P. 505 of Theorem List - Metamath Proof Explorer

Theorem List for Metamath Proof Explorer - 50401-50423   *Has distinct variable group(s)

Type	Label	Description
Statement
Theorem	empty-surprise2 50401	"Prove" that false is true when using a restricted "for all" over the empty set, to demonstrate that the expression is always true if the value ranges over the empty set. Those inexperienced with formal notations of classical logic can be surprised with what restricted "for all" does over an empty set. We proved the general case in empty-surprise 50400. Here we prove an extreme example: we "prove" that false is true. Of course, we actually do no such thing (see notfal 1588); the problem is that restricted "for all" works in ways that might seem counterintuitive to the inexperienced when given an empty set. Solutions to this can include requiring that the set not be empty or by using the allsome quantifier df-alsc 50407. (Contributed by David A. Wheeler, 20-Oct-2018.)

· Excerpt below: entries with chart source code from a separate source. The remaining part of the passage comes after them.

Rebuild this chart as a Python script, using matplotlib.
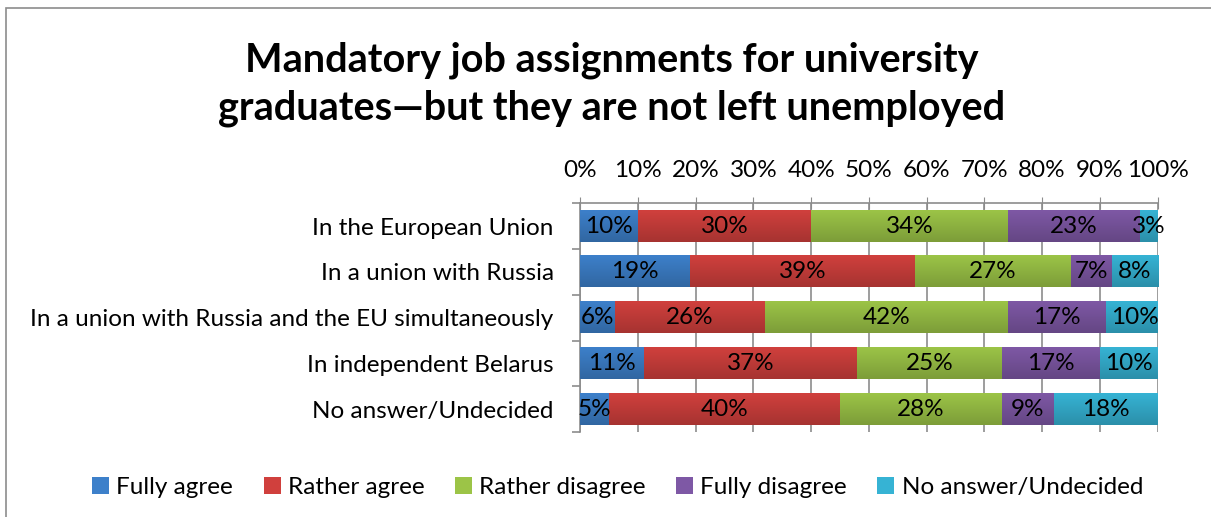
import numpy as np
import matplotlib.pyplot as plt
from matplotlib.colors import LinearSegmentedColormap, to_rgb
from matplotlib.ticker import FixedLocator, PercentFormatter

# survey answers per scenario, in percent
categories = ["In the European Union",
              "In a union with Russia",
              "In a union with Russia and the EU simultaneously",
              "In independent Belarus",
              "No answer/Undecided"]
series_names = ["Fully agree", "Rather agree", "Rather disagree",
                "Fully disagree", "No answer/Undecided"]
fully_agree = [10, 19, 6, 11, 5]
rather_agree = [30, 39, 26, 37, 40]
rather_disagree = [34, 27, 42, 25, 28]
fully_disagree = [23, 7, 17, 17, 9]
no_answer = [3, 8, 10, 10, 18]

series = [fully_agree, rather_agree, rather_disagree, fully_disagree, no_answer]
colors = ["#3D80CA", "#D0403D", "#9CC447", "#7E58A5", "#36B3D4"]

plt.rcParams['font.family'] = ['Lato', 'DejaVu Sans']
FS = 17.5

fig = plt.figure(figsize=(12.11, 5.17), dpi=100)
ax = fig.add_axes([0.479, 0.164, 0.477, 0.443])

# outer chart frame
fig.patches.append(plt.Rectangle((6 / 1211, -0.05), 1.2, (517 - 8) / 517 + 0.05,
                                 transform=fig.transFigure, fill=False,
                                 edgecolor="#8C8C8C", linewidth=1.2))

bar_h = 0.68
grad = np.linspace(0, 1, 64).reshape(-1, 1)
y = np.arange(len(categories))
left = np.zeros(len(categories))
for name, vals, col in zip(series_names, series, colors):
    vals = np.array(vals, dtype=float)
    ax.barh(y, vals / 100, left=left / 100, height=bar_h, color=col,
            label=name, zorder=3)
    # vertical shading, lighter on top and darker at the bottom
    base = np.array(to_rgb(col))
    cmap = LinearSegmentedColormap.from_list(name, [base, base * 0.8])
    for yi, l, v in zip(y, left, vals):
        x0, x1 = l / 100, min((l + v) / 100, 1.0)
        ax.imshow(grad, cmap=cmap, aspect="auto", zorder=3.5,
                  extent=[x0, x1, yi + bar_h / 2, yi - bar_h / 2])
        ax.text((l + v / 2) / 100, yi, f"{int(v)}%", ha="center", va="center",
                fontsize=FS, color="black", zorder=4)
    left += vals

ax.set_xlim(0, 1)
ax.set_ylim(len(categories) - 0.5, -0.5)
ax.xaxis.set_major_locator(FixedLocator(np.arange(0, 1.01, 0.1)))
ax.xaxis.set_major_formatter(PercentFormatter(1.0, decimals=0))
ax.xaxis.tick_top()
ax.tick_params(axis="x", which="major", labelsize=FS, length=8,
               direction="inout", color="#8C8C8C", pad=12)
ax.grid(axis="x", color="#8C8C8C", linewidth=1.2, zorder=0)

ax.set_yticks(y)
ax.set_yticklabels(categories)
ax.yaxis.set_minor_locator(FixedLocator(np.arange(-0.5, len(categories), 1)))
ax.tick_params(axis="y", which="major", length=0, labelsize=FS, pad=19)
ax.tick_params(axis="y", which="minor", length=6, color="#8C8C8C", width=1.2)

for side in ["right", "bottom"]:
    ax.spines[side].set_visible(False)
for side in ["top", "left"]:
    ax.spines[side].set_color("#8C8C8C")
    ax.spines[side].set_linewidth(1.2)

fig.text(0.505, 0.837, "Mandatory job assignments for university\ngraduates\u2014but they are not left unemployed",
         ha="center", va="center", fontsize=28.5, fontweight="bold",
         linespacing=1.32)

fig.legend(loc="center", bbox_to_anchor=(0.51, 0.058), ncol=5, frameon=False,
           fontsize=FS, handlelength=0.7, handleheight=0.7,
           handletextpad=0.3, columnspacing=1.25)

fig.savefig("out.png", dpi=100)
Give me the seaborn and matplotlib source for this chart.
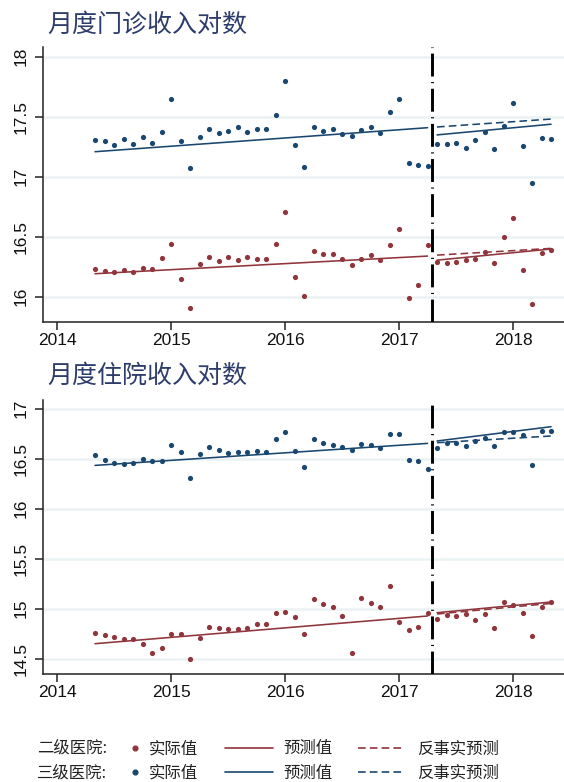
import matplotlib
matplotlib.use("Agg")
import matplotlib.pyplot as plt
from matplotlib.lines import Line2D
import numpy as np
import pandas as pd
import seaborn as sns

sns.set_style("white")
plt.rcParams["font.family"] = ["Liberation Sans", "Noto Sans CJK SC"]
plt.rcParams["lines.scale_dashes"] = False

# monthly time axis: May 2014 .. May 2018 (decimal years)
months = pd.period_range("2014-05", "2018-05", freq="M")
t = np.array([p.year + (p.month - 1) / 12 for p in months])
reform = 2017 + 3.5 / 12  # between Apr and May 2017

# 月度门诊收入对数
outp_l3 = [17.306, 17.295, 17.267, 17.31, 17.275, 17.33, 17.28, 17.37, 17.65, 17.295,
           17.07, 17.33, 17.395, 17.364, 17.378, 17.41, 17.372, 17.395, 17.395, 17.51,
           17.795, 17.264, 17.08, 17.414, 17.383, 17.397, 17.353, 17.339, 17.389, 17.41,
           17.364, 17.54, 17.645, 17.114, 17.10, 17.092,
           17.273, 17.273, 17.278, 17.242, 17.306, 17.37, 17.233, 17.42, 17.61, 17.258,
           16.945, 17.32, 17.31]
outp_l2 = [16.231, 16.217, 16.203, 16.225, 16.21, 16.242, 16.231, 16.322, 16.44, 16.145,
           15.908, 16.272, 16.33, 16.295, 16.33, 16.306, 16.33, 16.314, 16.311, 16.437,
           16.706, 16.167, 16.008, 16.383, 16.353, 16.358, 16.317, 16.261, 16.314, 16.347,
           16.308, 16.433, 16.564, 15.992, 16.10, 16.431,
           16.287, 16.281, 16.289, 16.308, 16.311, 16.37, 16.283, 16.497, 16.656, 16.222,
           15.94, 16.364, 16.392]

# 月度住院收入对数
inp_l3 = [16.54, 16.487, 16.457, 16.443, 16.453, 16.497, 16.473, 16.477, 16.633, 16.563,
          16.303, 16.543, 16.62, 16.587, 16.557, 16.57, 16.563, 16.58, 16.567, 16.697,
          16.767, 16.58, 16.413, 16.697, 16.653, 16.637, 16.613, 16.583, 16.65, 16.633,
          16.61, 16.743, 16.747, 16.487, 16.477, 16.397,
          16.61, 16.66, 16.66, 16.627, 16.68, 16.71, 16.627, 16.767, 16.767, 16.737,
          16.44, 16.777, 16.78]
inp_l2 = [14.76, 14.733, 14.72, 14.697, 14.693, 14.643, 14.557, 14.607, 14.75, 14.743,
          14.493, 14.71, 14.82, 14.81, 14.797, 14.793, 14.807, 14.847, 14.847, 14.96,
          14.967, 14.917, 14.747, 15.10, 15.047, 15.013, 14.923, 14.553, 15.107, 15.053,
          15.017, 15.23, 14.863, 14.787, 14.813, 14.957,
          14.90, 14.94, 14.927, 14.943, 14.883, 14.943, 14.807, 15.063, 15.033, 14.957,
          14.727, 15.02, 15.067]

# fitted values at start / end of each segment: pre, post, counterfactual
outp_l3_fit = {"pre": [17.208, 17.408], "post": [17.348, 17.437], "cf": [17.414, 17.480]}
outp_l2_fit = {"pre": [16.192, 16.339], "post": [16.305, 16.398], "cf": [16.347, 16.403]}
inp_l3_fit = {"pre": [16.433, 16.653], "post": [16.677, 16.820], "cf": [16.660, 16.727]}
inp_l2_fit = {"pre": [14.650, 14.927], "post": [14.960, 15.067], "cf": [14.947, 15.053]}

navy = "#1a476f"
maroon = "#90353b"
title_col = "#2d3c6b"
dash_cf = (0, (5.5, 3.0))

fig = plt.figure(figsize=(5.64, 7.82), dpi=100)
ax1 = fig.add_axes([43 / 564, 1 - 322 / 782, 521 / 564, 275 / 782])
ax2 = fig.add_axes([43 / 564, 1 - 674 / 782, 521 / 564, 274 / 782])

panels = [
    (ax1, outp_l2, outp_l3, outp_l2_fit, outp_l3_fit, (15.79, 18.08), [16, 16.5, 17, 17.5, 18]),
    (ax2, inp_l2, inp_l3, inp_l2_fit, inp_l3_fit, (14.347, 17.087), [14.5, 15, 15.5, 16, 16.5, 17]),
]

seg_x = {"pre": [t[0], t[35]], "post": [t[36], t[48]], "cf": [t[36], t[48]]}

for ax, y2, y3, f2, f3, ylim, yt in panels:
    for vals, fit, col in [(y3, f3, navy), (y2, f2, maroon)]:
        sns.scatterplot(x=t, y=vals, color=col, s=14, linewidth=0, ax=ax, zorder=3)
        for seg in ["pre", "post", "cf"]:
            sns.lineplot(x=seg_x[seg], y=fit[seg], color=col, lw=1.15, ax=ax, zorder=3,
                         linestyle=dash_cf if seg == "cf" else "-")
    ax.axvline(reform, color="black", lw=2.1, linestyle=(0, (16.5, 4.0, 0.8, 4.0)), zorder=4)
    ax.set_xlim(2013.877, 2018.447)
    ax.set_ylim(*ylim)
    ax.set_yticks(yt)
    ax.set_yticklabels([f"{v:g}" for v in yt], rotation=90, va="center")
    ax.set_xticks([2014, 2015, 2016, 2017, 2018])
    ax.grid(axis="y", color="#eaf2f3", lw=1.8, zorder=0)
    ax.set_axisbelow(True)
    for s in ["top", "right"]:
        ax.spines[s].set_visible(False)
    for s in ["left", "bottom"]:
        ax.spines[s].set_color("#222222")
        ax.spines[s].set_linewidth(1.1)
    ax.tick_params(axis="both", direction="out", length=6, width=1.1, color="#222222",
                   labelsize=12.5, labelcolor="#111111", pad=3)
    ax.tick_params(axis="x", bottom=True, pad=2)
    ax.tick_params(axis="y", left=True, pad=4)

fig.text(47 / 564, 1 - 25 / 782, "月度门诊收入对数", fontsize=18, color=title_col,
         va="center", family=["Noto Sans CJK SC"])
fig.text(47 / 564, 1 - 376 / 782, "月度住院收入对数", fontsize=18, color=title_col,
         va="center", family=["Noto Sans CJK SC"])

# legend: row labels + three key columns
leg_font = {"family": ["Noto Sans CJK SC"], "size": 11.8}
for row_y, lab in [(748, "二级医院:"), (773, "三级医院:")]:
    fig.text(37 / 564, 1 - row_y / 782, lab, fontsize=11.8, color="#222222",
             va="center", family=["Noto Sans CJK SC"])

key_cols = [
    ("实际值", dict(marker="o", ms=3.4, lw=0), 128.6, 0.8, 0.45),
    ("预测值", dict(lw=1.2, ls="-"), 225, 2.9, 0.65),
    ("反事实预测", dict(lw=1.2, ls=dash_cf), 358, 2.75, 0.85),
]
for lab, style, x0, hl, hp in key_cols:
    handles = [Line2D([], [], color=maroon, **style), Line2D([], [], color=navy, **style)]
    leg = fig.legend(handles, [lab, lab], loc="center left",
                     bbox_to_anchor=(x0 / 564, 1 - 761 / 782), bbox_transform=fig.transFigure,
                     frameon=False, prop=leg_font, handlelength=hl, handletextpad=hp,
                     borderpad=0, borderaxespad=0, labelspacing=0.45, numpoints=1,
                     labelcolor="#222222")

fig.savefig("out.png", dpi=100)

⊢ ¬ ∃𝑥 𝑥 ∈ 𝐴    ⇒   ⊢ ∀𝑥 ∈ 𝐴 ⊥
Theorem	eximp-surprise 50402	Show what implication inside "there exists" really expands to (using implication directly inside "there exists" is usually a mistake). Those inexperienced with formal notations of classical logic may use expressions combining "there exists" with implication. That is usually a mistake, because as proven using imor 864, such an expression can be rewritten using not with or - and that is often not what the author intended. New users of formal notation who use "there exists" with an implication should consider if they meant "and" instead of "implies". A stark example is shown in eximp-surprise2 50403. See also alimp-surprise 50398 and empty-surprise 50400. (Contributed by David A. Wheeler, 17-Oct-2018.)
⊢ (∃𝑥(𝜑 → 𝜓) ↔ ∃𝑥(¬ 𝜑 ∨ 𝜓))
Theorem	eximp-surprise2 50403	Show that "there exists" with an implication is always true if there exists a situation where the antecedent is false. Those inexperienced with formal notations of classical logic may use expressions combining "there exists" with implication. This is usually a mistake, because that combination does not mean what an inexperienced person might think it means. For example, if there is some object that does not meet the precondition 𝜑, then the expression ∃𝑥(𝜑 → 𝜓) as a whole is always true, no matter what 𝜓 is (𝜓 could even be false, ⊥). New users of formal notation who use "there exists" with an implication should consider if they meant "and" instead of "implies". See eximp-surprise 50402, which shows what implication really expands to. See also empty-surprise 50400. (Contributed by David A. Wheeler, 18-Oct-2018.)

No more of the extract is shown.